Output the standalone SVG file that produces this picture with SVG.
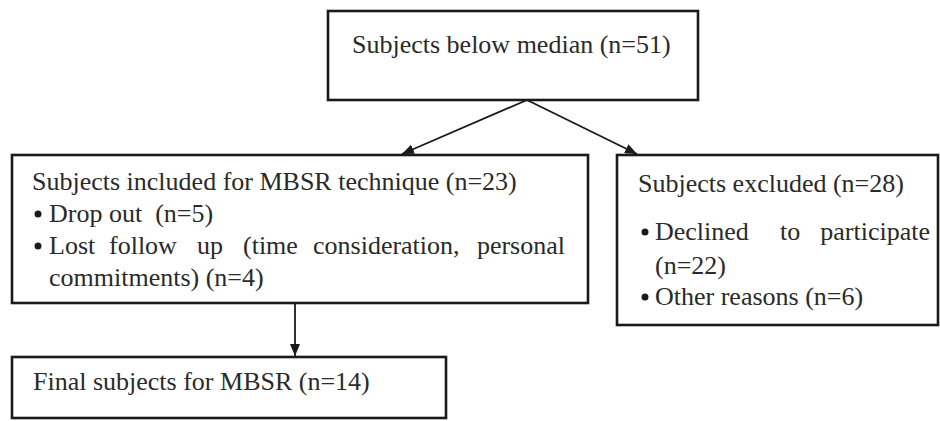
<svg xmlns="http://www.w3.org/2000/svg" width="940" height="421" viewBox="0 0 940 421">
<style>
.box{fill:#fff;stroke:#1a1a1a;stroke-width:2.6}
.t{font-size:26px;fill:#2a2a2a}
.c{stroke:#1a1a1a;stroke-width:1.8;fill:none}
.b{fill:#1a1a1a}
</style>
<defs>
<marker id="ah" viewBox="0 0 12 10" refX="12" refY="5" markerWidth="12" markerHeight="10" markerUnits="userSpaceOnUse" orient="auto">
<path d="M0,0 L12,5 L0,10 Z" fill="#1a1a1a"/>
</marker>
</defs>
<rect width="940" height="421" fill="#fff"/>
<g id="connectors">
<line class="c" x1="527" y1="100" x2="402" y2="154" marker-end="url(#ah)"/>
<line class="c" x1="527" y1="100" x2="637" y2="154" marker-end="url(#ah)"/>
<line class="c" x1="295" y1="303" x2="295" y2="356" marker-end="url(#ah)"/>
</g>
<g font-family="Liberation Serif, Tinos, DejaVu Serif, serif">
<g id="top">
<rect class="box" x="328" y="11" width="370" height="89"/>
<text class="t" x="352" y="53">Subjects below median (n=51)</text>
</g>
<g id="included">
<rect class="box" x="12" y="155" width="576" height="148"/>
<text class="t" x="32" y="190">Subjects included for MBSR technique (n=23)</text>
<circle class="b" cx="38" cy="214" r="3.5"/>
<text class="t" x="49" y="222">Drop out&#160; (n=5)</text>
<circle class="b" cx="38" cy="246" r="3.5"/>
<text class="t" x="49" y="254">Lost</text>
<text class="t" x="109" y="254">follow</text>
<text class="t" x="197" y="254">up</text>
<text class="t" x="243" y="254">(time</text>
<text class="t" x="313" y="254">consideration,</text>
<text class="t" x="565" y="254" text-anchor="end">personal</text>
<text class="t" x="49" y="286">commitments) (n=4)</text>
</g>
<g id="excluded">
<rect class="box" x="617" y="155" width="321" height="170"/>
<text class="t" x="638" y="192">Subjects excluded (n=28)</text>
<circle class="b" cx="645" cy="232" r="3.5"/>
<text class="t" x="655" y="240">Declined</text>
<text class="t" x="780" y="240">to</text>
<text class="t" x="930" y="240" text-anchor="end">participate</text>
<text class="t" x="655" y="274">(n=22)</text>
<circle class="b" cx="645" cy="297" r="3.5"/>
<text class="t" x="655" y="305">Other reasons (n=6)</text>
</g>
<g id="final">
<rect class="box" x="12" y="357" width="434" height="61"/>
<text class="t" x="33" y="390">Final subjects for MBSR (n=14)</text>
</g>
</g>
</svg>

----------------------------------------

Written request | Write out the full listing verbatim, excluding its pictures.

Worked solution |
Output the standalone SVG file that produces this picture with SVG.
<svg xmlns="http://www.w3.org/2000/svg" width="940" height="421" viewBox="0 0 940 421">
<style>
.box{fill:#fff;stroke:#1a1a1a;stroke-width:2.6}
.t{font-size:26px;fill:#2a2a2a}
.c{stroke:#1a1a1a;stroke-width:1.8;fill:none}
.b{fill:#1a1a1a}
</style>
<defs>
<marker id="ah" viewBox="0 0 12 10" refX="12" refY="5" markerWidth="12" markerHeight="10" markerUnits="userSpaceOnUse" orient="auto">
<path d="M0,0 L12,5 L0,10 Z" fill="#1a1a1a"/>
</marker>
</defs>
<rect width="940" height="421" fill="#fff"/>
<g id="connectors">
<line class="c" x1="527" y1="100" x2="402" y2="154" marker-end="url(#ah)"/>
<line class="c" x1="527" y1="100" x2="637" y2="154" marker-end="url(#ah)"/>
<line class="c" x1="295" y1="303" x2="295" y2="356" marker-end="url(#ah)"/>
</g>
<g font-family="Liberation Serif, Tinos, DejaVu Serif, serif">
<g id="top">
<rect class="box" x="328" y="11" width="370" height="89"/>
<text class="t" x="352" y="53">Subjects below median (n=51)</text>
</g>
<g id="included">
<rect class="box" x="12" y="155" width="576" height="148"/>
<text class="t" x="32" y="190">Subjects included for MBSR technique (n=23)</text>
<circle class="b" cx="38" cy="214" r="3.5"/>
<text class="t" x="49" y="222">Drop out&#160; (n=5)</text>
<circle class="b" cx="38" cy="246" r="3.5"/>
<text class="t" x="49" y="254">Lost</text>
<text class="t" x="109" y="254">follow</text>
<text class="t" x="197" y="254">up</text>
<text class="t" x="243" y="254">(time</text>
<text class="t" x="313" y="254">consideration,</text>
<text class="t" x="565" y="254" text-anchor="end">personal</text>
<text class="t" x="49" y="286">commitments) (n=4)</text>
</g>
<g id="excluded">
<rect class="box" x="617" y="155" width="321" height="170"/>
<text class="t" x="638" y="192">Subjects excluded (n=28)</text>
<circle class="b" cx="645" cy="232" r="3.5"/>
<text class="t" x="655" y="240">Declined</text>
<text class="t" x="780" y="240">to</text>
<text class="t" x="930" y="240" text-anchor="end">participate</text>
<text class="t" x="655" y="274">(n=22)</text>
<circle class="b" cx="645" cy="297" r="3.5"/>
<text class="t" x="655" y="305">Other reasons (n=6)</text>
</g>
<g id="final">
<rect class="box" x="12" y="357" width="434" height="61"/>
<text class="t" x="33" y="390">Final subjects for MBSR (n=14)</text>
</g>
</g>
</svg>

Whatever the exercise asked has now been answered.